An LLC is, in short, a limited liability company. This offers legal protections to the personal assets of company owners in the event of a lawsuit. Debts owed by the business are limited to assets of the business, and not the owners.
Additionally, LLCs benefit from“pass-through taxes.” This means that the owners don’t have to file corporate taxes, and instead report on their individual tax returns.
This really is an individual decision, but if you are running a small business, an LLC might be worth looking into. You benefit from limited liability, which protects your personal assets. Not to mention the tax benefits, preventing double taxation.
Another advantage may be just seeming more official. Saying that you’re an LLC could make you seem like a serious company.
Creating an LLC is pretty easy, and very beneficial for relatively low effort. So if you feel like your business is ready for the next step, check out how to form an LLC below.
The rules differ depending on which state you choose to form your LLC in. Check with your Secretary of State to find the specific instructions for your area.
Choose a Name Unfortunately, you cannot choose any name you want.
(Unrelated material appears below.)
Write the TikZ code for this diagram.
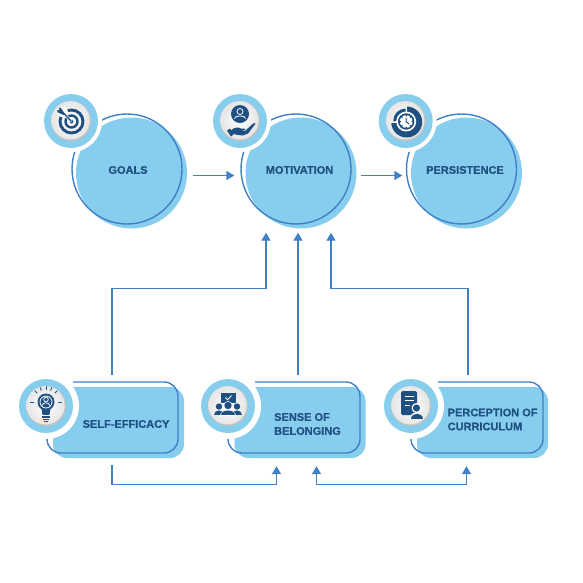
\documentclass[tikz,border=0pt]{standalone}
\usepackage{fontspec}
\setmainfont[BoldFeatures={FakeBold=0.5}]{Liberation Sans}
\usetikzlibrary{arrows.meta,calc}
\definecolor{skyfill}{HTML}{87CEEE}
\definecolor{linkblue}{HTML}{3F80C6}
\definecolor{navy}{HTML}{1F5082}
\tikzset{
  x=1pt,y=-1pt,
  labeltext/.style={text=navy,inner sep=0pt,font=\fontsize{11}{14}\selectfont\bfseries,align=left},
  blobfill/.style={circle,fill=skyfill,inner sep=0pt,minimum size=111pt},
  blobline/.style={circle,draw=linkblue,line width=1.4pt,inner sep=0pt,minimum size=110pt},
  cardfill/.style={rectangle,fill=skyfill,rounded corners=14pt,inner sep=0pt,minimum width=131pt,minimum height=71pt},
  cardline/.style={draw=linkblue,line width=1.4pt,rounded corners=14pt},
  link/.style={draw=linkblue,line width=1.4pt,-{Triangle[length=8pt,width=9pt]}},
  dlink/.style={draw=linkblue,line width=1.4pt,{Triangle[length=8pt,width=9pt]}-{Triangle[length=8pt,width=9pt]}},
  halo/.style={circle,fill=white,inner sep=0pt,minimum size=#1},
  glyph/.style={fill=navy,draw=none},
}
\newcommand{\iconbase}[2]{%
  \node[halo=#2] at (#1) {};
  \fill[skyfill] (#1) circle (27);
  \fill[black!24] (#1) circle (20);
  \shade[inner color=white,outer color=black!10] ($(#1)+(-0.5,-0.7)$) circle (19.2);
}
\begin{document}
\begin{tikzpicture}
\useasboundingbox (0,0) rectangle (583,582);
\fill[white] (0,0) rectangle (583,582);
% --- circles
\node[blobfill] at (131.5,173) {};
\node[blobfill] at (301,173) {};
\node[blobfill] at (466.5,173) {};
\node[blobline] (goals) at (127,169) {};
\node[blobline] (motivation) at (296,169) {};
\node[blobline] (persistence) at (461.5,169) {};
% --- cards
\node[cardfill] (self) at (118.5,422.5) {};
\node[cardfill] (sense) at (300,422.5) {};
\node[cardfill] (percept) at (482.5,422.5) {};
\draw[cardline] (73,382) -- (178,382) -- (178,453) -- (47,453) -- (47,437);
\draw[cardline] (255,382) -- (360,382) -- (360,453) -- (228,453) -- (228,437);
\draw[cardline] (438,382) -- (543,382) -- (543,453) -- (411,453) -- (411,437);
% --- icon bases
\iconbase{71,121}{62pt}
\iconbase{240,121}{62pt}
\iconbase{405.7,121}{62pt}
\iconbase{46,406}{66pt}
\iconbase{228,406}{66pt}
\iconbase{411,406}{66pt}
% --- target
\begin{scope}[shift={(71,121)}]
  \draw[navy,line width=2.9pt] (0.5,0.5) circle (11.5);
  \fill[white] (-12,-13) -- (-5,-14) -- (1,-1) -- (-13,-5) -- cycle;
  \draw[navy,line width=2.4pt] (0.5,0.5) circle (6);
  \fill[navy] (0.5,0.5) circle (2);
  \draw[white,line width=2.6pt] (-10,-10.5) -- (0.5,0.5);
  \draw[navy,line width=1.3pt] (-8,-8.5) -- (0.5,0.5);
  \fill[glyph] (-6.5,-7.5) -- (-10,-13) -- (-12,-13.5) -- (-11.5,-11) -- (-14,-10.5) -- (-13,-8.5) -- (-7.5,-6) -- cycle;
\end{scope}
% --- person in hand
\begin{scope}[shift={(240,121)}]
  \fill[navy] (0,-7) circle (9);
  \draw[white,line width=0.8pt] (0,-9.5) circle (3);
  \draw[white,line width=0.8pt] (-5.5,-2.5) .. controls (-5.5,-6) and (5.5,-6) .. (5.5,-2.5);
  \fill[glyph] (-9,9.5) .. controls (-6,6) and (-2,6) .. (1,7.5) -- (5,7.5) -- (5,9) -- (1,9.5) -- (5,10) -- (12,3.5) -- (15,1.5) -- (15,3.5) -- (8,12.5) -- (3,14.5) -- (-2,14) -- (-6,13) -- cycle;
  \fill[glyph] (-13,9.5) -- (-10,7.5) -- (-6,13) -- (-9,15.5) -- cycle;
\end{scope}
% --- clock
\begin{scope}[shift={(405.7,121)}]
  \fill[navy] (1,-14.5) arc (-90:180:15.5) -- (0,1) -- cycle;
  \fill[navy] (0,-12.5) arc (-90:-180:12.5) -- (0,0) -- cycle;
  \draw[white,line width=1pt] (1,-16) -- (1,-9);
  \draw[white,line width=1pt] (-16,1) -- (-9,1);
  \fill[white] (0.5,0.5) circle (10);
  \fill[navy] (0.5,0.5) circle (8.2);
  \fill[white] (0.5,0.5) circle (6.4);
  \foreach \a in {0,45,...,315} \fill[navy] (0.5,0.5) ++(\a:6) circle (0.9);
  \draw[navy,line width=1pt] (0.5,-3.5) -- (0.5,0.8) -- (3.5,3);
\end{scope}
% --- bulb
\begin{scope}[shift={(46,406)}]
  \fill[glyph] (0,-4) circle (8.5);
  \fill[glyph] (-4.8,1) -- (4.8,1) -- (3.4,9) -- (-3.4,9) -- cycle;
  \fill[white] (-4.5,9.3) rectangle (4.5,10);
  \fill[glyph] (-3.8,10) rectangle (3.8,11.8);
  \fill[glyph] (-2.9,12.5) rectangle (2.9,14);
  \fill[glyph] (-1.7,14.5) rectangle (1.7,15.5);
  \draw[white,line width=0.8pt] (0,-6.5) circle (2.3);
  \draw[white,line width=0.8pt] (0,-4) circle (6);
  \draw[white,line width=0.8pt] (-4,-0.5) .. controls (-3.5,-4) and (3.5,-4) .. (4,-0.5);
  \foreach \a in {-180,-135,-112,-90,-68,-45,0}
    \draw[navy,line width=0.9pt,line cap=round] (0,-4) ++(\a:12.5) -- ++(\a:3);
\end{scope}
% --- group
\begin{scope}[shift={(228,406)}]
  \fill[glyph] (-7.5,-13) rectangle (7.5,-3.5);
  \draw[white,line width=0.9pt] (-2.5,-8.5) -- (-0.5,-6.2) -- (3.5,-10.5);
  \fill[glyph] (-9,0.5) circle (3.2);
  \fill[glyph] (9,0.5) circle (3.2);
  \fill[glyph] (-14,9) .. controls (-14,3) and (-4,3) .. (-4,9) -- cycle;
  \fill[glyph] (14,9) .. controls (14,3) and (4,3) .. (4,9) -- cycle;
  \fill[white] (0,-0.5) circle (4.4);
  \fill[white] (-8,9.5) .. controls (-8,1.5) and (8,1.5) .. (8,9.5) -- cycle;
  \fill[glyph] (0,-0.5) circle (3.7);
  \fill[glyph] (-7,9) .. controls (-7,2.5) and (7,2.5) .. (7,9) -- cycle;
\end{scope}
% --- document
\begin{scope}[shift={(411,406)}]
  \fill[glyph,rounded corners=1.5pt] (-10,-15) rectangle (6,9);
  \draw[white,line width=1pt] (-6.5,-10) -- (2.5,-10);
  \draw[white,line width=1pt] (-6.5,-5.5) -- (2.5,-5.5);
  \draw[white,line width=1pt] (-6.5,-1) -- (-1,-1);
  \fill[white] (5.5,2) circle (5);
  \fill[white] (-1,13) .. controls (-1,4) and (12,4) .. (13,13) -- cycle;
  \fill[glyph] (5.5,2) circle (3.6);
  \fill[glyph] (0.3,12.5) .. controls (0.3,6) and (11.5,6) .. (11.5,12.5) -- cycle;
\end{scope}
% --- labels
\node[labeltext] (goalstext) at (128,170) {GOALS};
\node[labeltext] (motivationtext) at (299.5,170) {MOTIVATION};
\node[labeltext] (persistencetext) at (465,170) {PERSISTENCE};
\node[labeltext,anchor=west] (selftext) at (82.5,424) {SELF-EFFICACY};
\node[labeltext,anchor=west] (sensetext) at (274,424) {SENSE OF\\BELONGING};
\node[labeltext,anchor=west] (percepttext) at (447.5,419.5) {PERCEPTION OF\\CURRICULUM};
% --- connectors
\draw[link] ($(goals.east)+(10,6.5)$) -- ($(motivation.west)+(-6,6.5)$);
\draw[link] ($(motivation.east)+(9,6.5)$) -- ($(persistence.west)+(-3.5,6.5)$);
\coordinate (elbowleft) at ($(motivation.south)+(-30,64)$);
\coordinate (elbowright) at ($(motivation.south)+(35,64)$);
\draw[link] ($(self.north)+(-6.5,-12)$) |- (elbowleft) -- ($(motivation.south)+(-30,8)$);
\draw[link] ($(sense.north)+(-2,-12)$) -- ($(motivation.south)+(2,8)$);
\draw[link] ($(percept.north)+(-14.5,-12)$) |- (elbowright) -- ($(motivation.south)+(35,8)$);
\coordinate (lowleft) at ($(self.south)+(-6.5,26)$);
\coordinate (lowright) at ($(percept.south)+(-16,26)$);
\draw[link] ($(self.south)+(-6.5,7)$) -- (lowleft) -| ($(sense.south)+(-23.5,8)$);
\draw[dlink] ($(sense.south)+(16.5,8)$) |- (lowright) -- ($(percept.south)+(-16,8)$);
\end{tikzpicture}
\end{document}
There are some rules for your LLC name, like not using the words“corporation” and not having the same name as another LLC in your state.
Choose a Registered Agent This is the person that receives all official documents on behalf of the LLC. If you are the sole owner, then it’s an easy choice! Generally, the person just needs to be 18 and have an in-state address.
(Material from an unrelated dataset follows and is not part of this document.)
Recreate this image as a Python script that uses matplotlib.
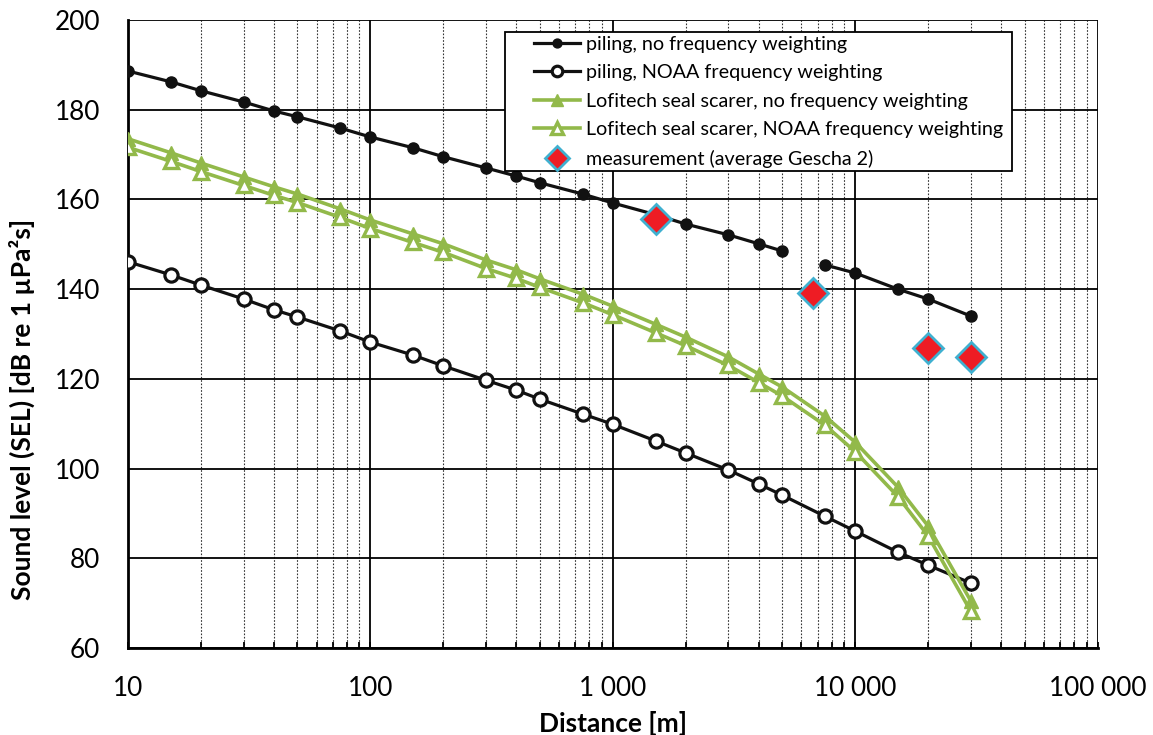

Prepare an LLC Operating Agreement This is not required by the state and is not really necessary if you are the sole owner. But, if there is more than one owner, it’s good to have a written agreement from the start. This will provide guidance on adding more owners or what the procedure is if an owner leaves.
Prepare and File Articles of Organization This document is sent to your Secretary of State along with a filing fee. The fee is different depending on your state and can range from $40 to $900.
Banking, Licensing, Other Business Once you are official, you can obtain a federal tax ID number and set up a bank account. There may be additional requirements depending on your state, such as licensing and permits.
There is your CliffsNotes introduction to LLCs. Now that you know what an LLC is, you can evaluate your business needs and decide if forming one is right for you.